Ah, youth. Here’s what I wish someone had told me.
1. Finish Everything You Start
Finishing is everything. I now believe that it’s more important than skill. It certainly more important than perfection. Finishing a project is literally the most important skill you can ever learn. It doesn’t matter how well you write if you can’t see a project through to the end.
I spent my teenage years writing the opening chapters of dozens stories. I wrote scenes. I created characters. I created supplementary languages and poems. But I didn’t actually finish a manuscript until I was 21 years old. (Then it took me 3 more years to write one that was the correct length for my genre.) I loved writing, but I had nothing to show for it until my mid-20s. And that’s awful.

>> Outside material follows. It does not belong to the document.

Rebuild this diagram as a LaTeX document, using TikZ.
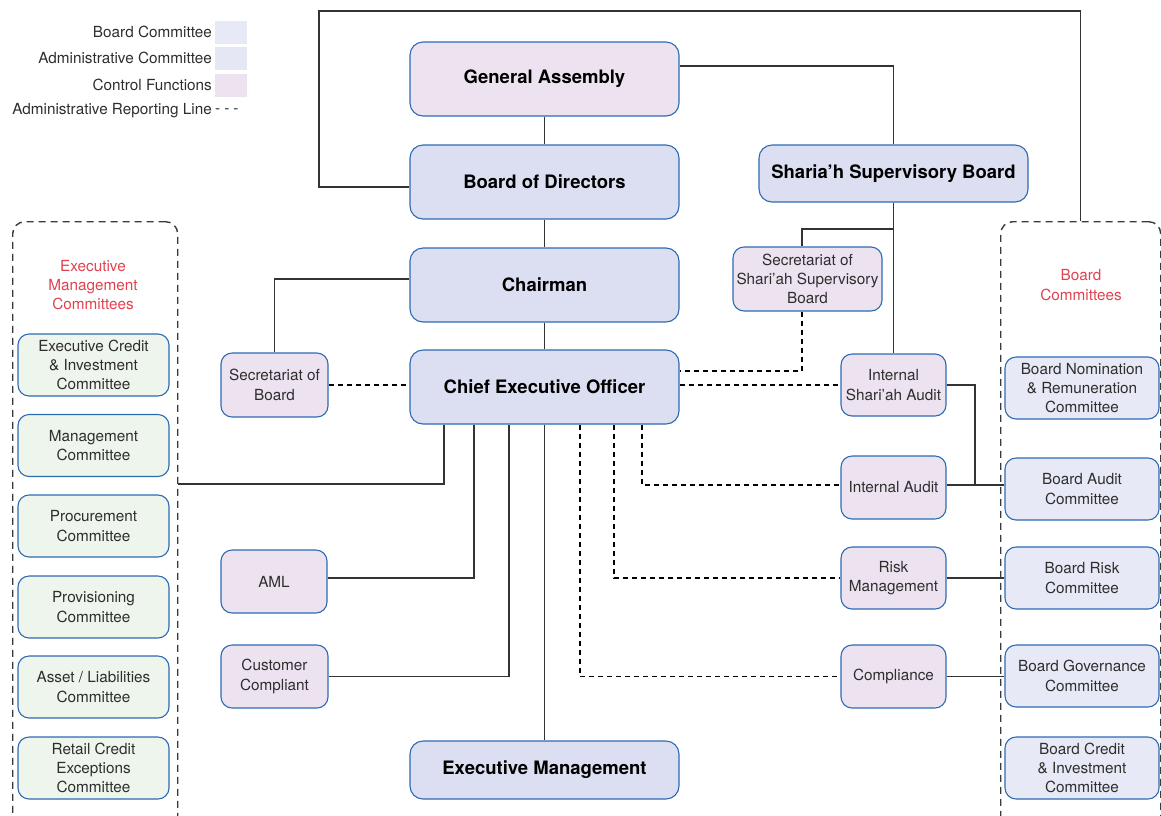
\documentclass[tikz,border=0pt]{standalone}
\usepackage{fontspec}
\setmainfont{TeX Gyre Heros}
\definecolor{bblue}{HTML}{2D6AB3}
\definecolor{gafill}{HTML}{EDE3F0}
\definecolor{bdfill}{HTML}{DCDFF1}
\definecolor{ctfill}{HTML}{EDE3F0}
\definecolor{bcfill}{HTML}{E8E9F6}
\definecolor{grfill}{HTML}{EEF5EC}
\definecolor{txt}{HTML}{2E2E2E}
\definecolor{lnc}{HTML}{333333}
\definecolor{redt}{HTML}{E0424F}
\definecolor{dashc}{HTML}{3A3A3A}
\begin{document}
\begin{tikzpicture}[x=1pt,y=-1pt,
  box/.style={draw=bblue, line width=1.1pt, rounded corners=11pt, align=center, inner sep=1pt,
    font=\fontsize{15.3}{19.3}\selectfont, text=txt},
  big/.style={box, rounded corners=13pt, font=\bfseries\fontsize{18.5}{22}\selectfont, text=black, fill=bdfill, minimum width=269},
  ctl/.style={box, fill=ctfill},
  bcom/.style={box, fill=bcfill, minimum width=154, minimum height=62},
  ecom/.style={box, fill=grfill, minimum width=151, minimum height=62},
  conn/.style={draw=lnc, line width=1.3pt},
  dline/.style={draw=black, line width=1.1pt, dash pattern=on 5pt off 4pt},
  cont/.style={draw=dashc, line width=1.4pt, dash pattern=on 7pt off 5pt, rounded corners=12pt, inner sep=0pt},
  leg/.style={anchor=east, font=\fontsize{15.3}{17}\selectfont, text=txt, inner sep=1pt},
  sw/.style={minimum width=32, minimum height=23, inner sep=0pt, anchor=west},
  redlab/.style={align=center, text=redt, font=\fontsize{15.3}{19.3}\selectfont}
]
\useasboundingbox (0,0) rectangle (1161,815);

% legend
\node[leg] (l1) at (213,32) {Board Committee};
\node[leg] (l2) at (213,58) {Administrative Committee};
\node[leg] (l3) at (213,85) {Control Functions};
\node[leg] (l4) at (213,111) {Administrative Reporting Line};
\node[sw, fill=bcfill] (s1) at (215,32) {};
\node[sw, fill=bcfill!85!bdfill] (s2) at (215,58) {};
\node[sw, fill=ctfill] (s3) at (215,85) {};
\node[anchor=west, inner sep=1pt, font=\fontsize{15.3}{17}\selectfont, text=txt] (s4) at (214,111) {-\hspace{4pt}-\hspace{4pt}-};

% containers
\node[cont, minimum width=165, minimum height=640, anchor=north west] (lc) at (12,221) {};
\node[cont, minimum width=160, minimum height=640, anchor=north west] (rc) at (1000,221) {};
\node[redlab] (lct) at (93,285) {Executive\\Management\\Committees};
\node[redlab] (rct) at (1081,285) {Board\\Committees};

% main column
\node[big, fill=gafill, minimum height=74] (ga) at (544.5,79) {General Assembly};
\node[big, minimum height=74] (bod) at (544.5,182) {Board of Directors};
\node[big, minimum height=74] (chair) at (544.5,285) {Chairman};
\node[big, minimum height=74] (ceo) at (544.5,387) {Chief Executive Officer};
\node[big, minimum height=58] (em) at (544.5,770) {Executive Management};
\node[big, minimum height=57] (ssb) at (893.5,173.5) {Sharia’h Supervisory Board};

% control functions
\node[ctl, minimum width=149, minimum height=64] (secssb) at (807.5,279) {Secretariat of\\Shari’ah Supervisory\\Board};
\node[ctl, minimum width=107, minimum height=64] (secb) at (274.5,385) {Secretariat of\\Board};
\node[ctl, minimum width=105, minimum height=62] (isa) at (893.5,385) {Internal\\Shari’ah Audit};
\node[ctl, minimum width=105, minimum height=63] (ia) at (893.5,487.5) {Internal Audit};
\node[ctl, minimum width=105, minimum height=62] (risk) at (893.5,578) {Risk\\Management};
\node[ctl, minimum width=105, minimum height=63] (comp) at (893.5,676.5) {Compliance};
\node[ctl, minimum width=106, minimum height=63] (aml) at (274,581.5) {AML};
\node[ctl, minimum width=107, minimum height=63] (cust) at (274.5,676.5) {Customer\\Compliant};

% executive management committees
\node[ecom] (e1) at (93.5,365) {Executive Credit\\\& Investment\\Committee};
\node[ecom] (e2) at (93.5,445.5) {Management\\Committee};
\node[ecom] (e3) at (93.5,526) {Procurement\\Committee};
\node[ecom] (e4) at (93.5,607) {Provisioning\\Committee};
\node[ecom] (e5) at (93.5,687) {Asset / Liabilities\\Committee};
\node[ecom] (e6) at (93.5,768) {Retail Credit\\Exceptions\\Committee};

% board committees
\node[bcom] (bn) at (1082,388) {Board Nomination\\\& Remuneration\\Committee};
\node[bcom] (ba) at (1082,489) {Board Audit\\Committee};
\node[bcom] (br) at (1082,578) {Board Risk\\Committee};
\node[bcom] (bg) at (1082,676) {Board Governance\\Committee};
\node[bcom] (bci) at (1082,768) {Board Credit\\\& Investment\\Committee};

% solid connectors
\draw[conn] (bod.west |- 0,187) -- (319,187) -- (319,11) -| (rc.north);
\draw[conn] (ga.east |- 0,66) -| (ssb.north);
\draw[conn] (ga.south) -- (bod.north);
\draw[conn] (bod.south) -- (chair.north);
\draw[conn] (chair.south) -- (ceo.north);
\draw[conn] (ceo.south) -- (em.north);
\draw[conn] (chair.west |- 0,279) -| (secb.north);
\draw[conn] (ssb.south) -- (isa.north);
\draw[conn] (ssb.south |- 0,229) -| (802,0 |- secssb.north);
\draw[conn] (isa.east) -| (975,485);
\draw[conn] (ia.east |- 0,485) -- (ba.west |- 0,485);
\draw[conn] (risk.east) -- (br.west |- risk.east);
\draw[conn] (comp.east) -- (bg.west |- comp.east);
\draw[conn] (444,0 |- ceo.south) |- (lc.east |- 0,484);
\draw[conn] (474,0 |- ceo.south) |- (aml.east |- 0,578);
\draw[conn] (509,0 |- ceo.south) |- (cust.east);

% dashed reporting lines
\draw[dline] (secb.east) -- (ceo.west |- secb.east);
\draw[dline] (802,0 |- secssb.south) |- (ceo.east |- 0,371);
\draw[dline] (ceo.east |- isa.west) -- (isa.west);
\draw[dline] (642,0 |- ceo.south) |- (ia.west |- 0,485);
\draw[dline] (614,0 |- ceo.south) |- (risk.west);
\draw[dline] (580,0 |- ceo.south) |- (comp.west);
\end{tikzpicture}
\end{document}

Do you want someone else to edit your work? Finish it. Do you want to submit it somewhere? Well, you aren’t going to submit the first 4 chapters. Even if your first novel is trash and you hate it and you know it’s deeply, profoundly flawed, finish it. You can do something with an imperfect manuscript. You can’t do anything meaningful with a fragment of a story.
2. Write For Every Market You Can
I’ve known since I was very young that I wanted to write novel-length fantasy. So that’s what I did. I wrote nothing but fantasy novels, all the time. And since writing novels is hard, that meant I just never published anything.
But oh, short stories are wonderful. It takes me less than a week to write, edit, polish, and submit one, and 2-3 months to get a response. It takes me about a year to write, edit, and re-edit a single novel (and I still haven’t gotten an agent.)
But the moment I started writing short stories, I started getting publishing credits. And you know what? I can put that on an agent query. Now I don’t have to shyly, innocently avoid the fact that I’m unpublished.
So be flexible. Write your novels and finish them in a timely manner. But write short stories, too. And articles. Anything. Write for any legitimate market that will take you. That’s way better than being unpublished and waiting until your novel gets lucky.
3. Write in any Genre You Can
And, finally, don’t limit yourself to what you love. Every genre can teach you something about the art of writing.
My journalism degree taught me loads about being pithy. (You probably can’t tell. But trust me, I was much worse before.) Professional communications taught me how to simply describe complicated topics. All these made me think about my writing, and all of them made me better at it.
So don’t be afraid of non-fiction. Write for everything. Anything. If you like it, do it. If it pays, try it.
I still have a lot to learn, of course. I’ve only sold two short stories. But I finally have a goal, a plan, and a little success to show for it. I wish I had been this organized ten years ago.